Monthly Archives: June 2014
There were some amazing highs, such as the Professor and the Artist both receiving their Masters degrees, and the Ambassador landing an RA position for his senior year. I also did a little solo traveling; first to visit the Trainer for the Sakura Matsuri at the Brooklyn Botanic Gardens, and second to visit the Quilter and the Eagles Fan for the Stockley Gardens Art Festival and a local Greek Festival, along with Florentjin Hofman’s famous duck. Both trips did me a world of good, albeit in different ways. With the Trainer, I got to immerse myself in photography, along with playing with my blond bombshell puppies, and spend time with someone who means the world to me. With the Quilter and the Eagles Fan, the time was all about kicking back, laughing ourselves silly, drinking, playing games, and smooching a fuzzy headed cat.

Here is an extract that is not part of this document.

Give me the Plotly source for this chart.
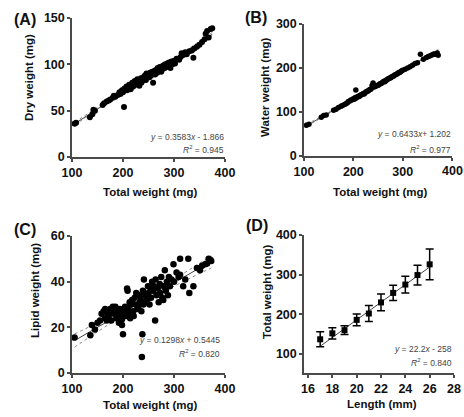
import plotly.graph_objects as go

W, H = 464, 417

# ---------------- Data ----------------
# Panel A: total weight vs dry weight
a_total = [105,108,135,140,142,145,160,163,168,172,175,180,182,185,190,193,195,198,200,202,203,205,207,208,210,212,213,215,217,218,220,222,223,225,227,228,230,232,233,235,236,238,240,241,243,245,246,248,250,252,253,255,257,259,260,262,263,265,267,268,270,272,273,275,277,278,280,282,283,285,287,288,290,292,293,295,297,300,302,305,310,313,315,318,322,325,330,335,338,340,345,350,355,360,362,365,368,372,375]
a_dry = [36,37,43,46,51,50,56,58,60,61,62,64,66,65,67,70,68,72,70,54,74,73,76,72,75,78,74,73,77,80,76,79,82,78,80,84,81,77,83,85,80,82,86,84,88,83,90,87,89,86,91,88,92,80,90,93,89,94,91,96,93,97,95,92,98,95,99,96,100,97,101,98,102,99,96,103,100,104,101,106,105,108,112,110,113,111,114,115,107,117,119,121,124,127,133,136,129,138,139]
a_fit = (0.3583, -1.866)
a_fit_x = [105, 375]
a_band_x = [105, 170, 240, 300, 375]
a_band_hi = [37.4, 60.7, 84.4, 106.2, 134.4]
a_band_lo = [34.2, 58.9, 83.6, 104.4, 131.4]

# Panel B: total weight vs water weight
b_total = [105,110,135,140,145,160,165,170,175,178,182,185,188,190,193,195,198,200,202,204,205,206,208,210,212,214,216,218,220,222,224,226,228,230,232,234,236,238,240,242,244,246,248,250,252,254,256,258,260,262,264,266,268,270,272,274,276,278,280,282,284,286,288,290,292,294,296,298,300,305,310,315,320,325,330,336,342,348,352,356,360,363,366,370,372]
b_water = [70,72,88,92,93,104,106,110,113,115,117,119,121,124,125,127,128,130,129,133,150,132,134,136,135,138,139,140,142,141,144,146,147,148,150,151,152,160,166,157,158,159,160,161,162,164,165,166,168,170,169,172,173,175,176,177,178,180,181,182,184,185,186,188,189,190,192,193,195,197,200,203,206,210,212,231,220,224,226,228,230,232,231,234,229]
b_fit = (0.6433, 1.202)
b_fit_x = [105, 372]
b_band_x = [105, 170, 240, 300, 372]
b_band_hi = [71.6, 111.6, 156.6, 195.6, 242.6]
b_band_lo = [67.6, 109.0, 154.8, 193.0, 237.6]
b_xticks = [100, 200, 300, 400]
b_xticktext = ["100", "200", "300", ""]   # the last one is drawn as an annotation

# Panel C: total weight vs lipid weight
c_total = [105,136,139,145,150,155,158,162,165,165,168,170,172,175,177,178,180,182,185,187,189,190,192,194,196,198,198,200,202,204,206,208,209,210,211,213,214,216,218,220,221,223,225,226,228,230,232,233,235,236,238,237,239,240,241,243,245,247,249,250,252,254,255,257,259,261,263,264,266,268,270,272,273,275,277,279,280,282,284,286,288,290,292,295,299,300,305,309,312,312,318,322,328,330,338,345,351,355,361,365,368,371,373]
c_lipid = [15.5,16.5,21,19,22,23,26,27,28,24,23,26,25,28,23,27,29,26,29,24,28,26,22,28,25,23.5,21,17,27,29,25,37,36,28,26,31,24,30,32,27,25,33,30,35,28,29,34,31,32,27,17,7,36,30,41,34,31,32,38,35,30,37,33,40,36,38,23,41,34,37,31,39,35,42,33,32,38,45,36,40,34,42,38,41,47.6,40,44,42,50,43,38,41,50,35,38,46,45,47,47.6,48,50,49.6,49]
c_fit = (0.1298, 0.5445)
c_fit_x = [105, 373]
c_band_x = [105, 170, 240, 300, 373]
c_band_hi = [17.1, 24.2, 32.7, 41.0, 51.3]
c_band_lo = [11.3, 21.0, 30.7, 38.0, 46.0]

# Panel D: length vs total weight (mean +/- SD)
d_length = [17, 18, 19, 20, 21, 22, 23, 24, 25, 26]
d_mean = [137, 152, 160, 186, 202, 230, 254, 275, 299, 326]
d_err = [19, 14, 11, 15, 20, 21, 19, 21, 25, 39]
d_fit = (22.2, -258)
d_fit_x = [17, 26]

eq_text = {
    "A": ("<i>y</i> = 0.3583<i>x</i> - 1.866", "<i>R</i><sup>2</sup> = 0.945"),
    "B": ("<i>y</i> = 0.6433<i>x</i>+ 1.202", "<i>R</i><sup>2</sup> = 0.977"),
    "C": ("<i>y</i> = 0.1298<i>x</i> + 0.5445", "<i>R</i><sup>2</sup> = 0.820"),
    "D": ("<i>y</i> = 22.2<i>x</i> - 258", "<i>R</i><sup>2</sup> = 0.840"),
}

# ---------------- Layout helpers ----------------
def px(x):
    return x / W

def py(y):
    return 1 - y / H

FONT = "Liberation Sans, Arial, sans-serif"
AXC = "#4a4a4a"
TICKFONT = dict(family=FONT, size=12.5, color="#111", weight="bold")

fig = go.Figure()

def axis_style(**kw):
    d = dict(showline=True, linecolor=AXC, linewidth=1.5, ticks="outside", ticklen=3,
             tickwidth=1.5, tickcolor=AXC, showgrid=False, zeroline=False, automargin=False,
             tickfont=TICKFONT, ticklabeloverflow="allow", fixedrange=True)
    d.update(kw)
    return d

# pixel domains
panels = {
    "A": dict(x=(72, 225), y=(18, 157), xr=[100, 400], yr=[0, 150], xt=[100, 200, 300, 400], yt=[0, 50, 100, 150]),
    "B": dict(x=(304, 452), y=(24, 156), xr=[100, 400], yr=[0, 300], xt=b_xticks, yt=[0, 100, 200, 300]),
    "C": dict(x=(72, 225), y=(236, 373), xr=[100, 400], yr=[0, 60], xt=[100, 200, 300, 400], yt=[0, 20, 40, 60]),
    "D": dict(x=(304, 454), y=(235, 373), xr=[15.67, 28], yr=[52, 400], xt=[16, 18, 20, 22, 24, 26, 28], yt=[100, 200, 300, 400]),
}

layout_axes = {}
for i, (k, p) in enumerate(panels.items()):
    n = "" if i == 0 else str(i + 1)
    layout_axes["xaxis" + n] = axis_style(domain=[px(p["x"][0]), px(p["x"][1])], range=p["xr"],
                                          tickvals=p["xt"], anchor="y" + n, ticklabelstandoff=0)
    layout_axes["yaxis" + n] = axis_style(domain=[py(p["y"][1]), py(p["y"][0])], range=p["yr"],
                                          tickvals=p["yt"], anchor="x" + n, ticklabelstandoff=0)
layout_axes["xaxis2"]["ticktext"] = b_xticktext

def add_reg(xs, fit, bx, bhi, blo, xa, ya, band=True):
    m, b = fit
    fig.add_trace(go.Scatter(x=xs, y=[m * v + b for v in xs], mode="lines",
                             line=dict(color="#444", width=1), xaxis=xa, yaxis=ya,
                             showlegend=False, hoverinfo="skip"))
    if band:
        for arr in (bhi, blo):
            fig.add_trace(go.Scatter(x=bx, y=arr, mode="lines", line_shape="spline",
                                     line=dict(color="#888", width=1, dash="dot"),
                                     xaxis=xa, yaxis=ya, showlegend=False, hoverinfo="skip"))

# Panel A
add_reg(a_fit_x, a_fit, a_band_x, a_band_hi, a_band_lo, "x", "y")
fig.add_trace(go.Scatter(x=a_total, y=a_dry, mode="markers", marker=dict(color="black", size=6),
                         xaxis="x", yaxis="y", showlegend=False))
# Panel B
add_reg(b_fit_x, b_fit, b_band_x, b_band_hi, b_band_lo, "x2", "y2")
fig.add_trace(go.Scatter(x=b_total, y=b_water, mode="markers", marker=dict(color="black", size=5.5),
                         xaxis="x2", yaxis="y2", showlegend=False))
# Panel C
add_reg(c_fit_x, c_fit, c_band_x, c_band_hi, c_band_lo, "x3", "y3")
fig.add_trace(go.Scatter(x=c_total, y=c_lipid, mode="markers", marker=dict(color="black", size=6.5),
                         xaxis="x3", yaxis="y3", showlegend=False))
# Panel D
add_reg(d_fit_x, d_fit, None, None, None, "x4", "y4", band=False)
fig.add_trace(go.Scatter(x=d_length, y=d_mean, mode="markers",
                         marker=dict(color="black", size=6, symbol="square"),
                         error_y=dict(type="data", array=d_err, visible=True, color="black",
                                      thickness=1.5, width=4),
                         xaxis="x4", yaxis="y4", showlegend=False))

annotations = []
def txt(t, x, y, size, xanchor="center", yanchor="middle", angle=0, bold=True, color="#111"):
    annotations.append(dict(text=t, x=px(x), y=py(y), xref="paper", yref="paper",
                            xanchor=xanchor, yanchor=yanchor, showarrow=False, textangle=angle,
                            font=dict(family=FONT, size=size, color=color,
                                      weight="bold" if bold else "normal")))

# last tick label of panel B, placed through the x2 scale
annotations.append(dict(text=str(b_xticks[-1]), x=b_xticks[-1], xref="x2", y=py(171), yref="paper",
                        xanchor="center", yanchor="middle", showarrow=False, font=TICKFONT))

# panel labels
txt("(A)", 25, 19, 16)
txt("(B)", 256, 18, 16)
txt("(C)", 25, 229, 16)
txt("(D)", 257, 226, 16)
# x titles
txt("Total weight (mg)", 150, 192, 11.5)
txt("Total weight (mg)", 380, 192, 11.5)
txt("Total weight (mg)", 150, 405, 11.5)
txt("Length (mm)", 382, 404, 11.5)
# y titles
txt("Dry weight (mg)", 29, 78, 11.5, angle=-90)
txt("Water weight (mg)", 265, 88, 11.5, angle=-90)
txt("Lipid weight (mg)", 35, 291, 11.5, angle=-90)
txt("Total weight (mg)", 267, 292, 11.5, angle=-90)
# equations
eqpos = {"A": (226, 137, 149), "B": (453, 134, 149), "C": (222, 340, 353), "D": (454, 349, 362)}
for k, (x, y1, y2) in eqpos.items():
    txt(eq_text[k][0], x, y1, 8.5, xanchor="right", bold=False, color="#444")
    txt(eq_text[k][1], x, y2, 8.5, xanchor="right", bold=False, color="#444")

fig.update_layout(width=W, height=H, margin=dict(l=0, r=0, t=0, b=0),
                  paper_bgcolor="white", plot_bgcolor="white",
                  annotations=annotations, **layout_axes)

fig.write_html("out.html", config={"displayModeBar": False},
               post_script="document.body.style.margin='0';document.body.style.padding='0';")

There were also lows that knocked the wind out of me, such as the first anniversary of the Moore, OK tornado and having some really damaging information imparted to me (followed by confirmation from an outside source). I’m still dealing with the aftermath of that one, and working to separate myself from the situation. The effect on me was a little more than I expected, though, and I find myself spending more and more time in my head. It hasn’t been a great place to be, but maybe it’ll help me get where I need to go.
One thing I’m learning is that at this point in my life, there are always people who are going to hate me for one thing or another. Whether it’s my parenting methods, my open marriage, my sexuality, my disability, my sports team loyalties, my affinity for profanity, my warped sense of humor, or any of the myriad of things about me. I guess there just comes a time in which I no longer give a rat’s ass. I have given up stressing over being what each individual person I encounter needs me to be.
Now that it’s quarter to five, I am learning to appreciate myself for the person I am. I’m smart, bitchy, funny, creative, irreverent, devoted, snarky, protective, and above all, loyal. I am rewriting my shattered past into a new future; one in which my family is comprised of the people I choose and who choose me, and not by genealogical blood lines.
Part of that family is a small cadre of guys who are best friends with my Ambassador. He calls them “the Bros”. And every summer, our house becomes the Brotel, as I never know when I wake up how many of them will be passed out in various beds and couches around the house. I love them all, though, so I have no problem with this. They’re all sweet, polite boys, at least to me, which shows their intelligence! One of the Bros has been the Ambassador’s best friend since 7th grade. The Industrialist is one of the nicest young men I’ve met, and he has worked so hard to get where he wants to go. Having moved back to NC after being gone for 6 years, he’s going to live with us for the summer, and then move in with one of the other Bros to find a full time job. I’m glad to have him back, and really, what’s one more Boy living here?
I still need to get the rest of the way out of my head. It’s going to take some more time, but hopefully having the kids around will help. The Artist will be here for the better part of June, and the Professor is here until she finds a full time job as well. I love having them all here!
It’s summer, it’s sunny, and it’s Quarter to Five.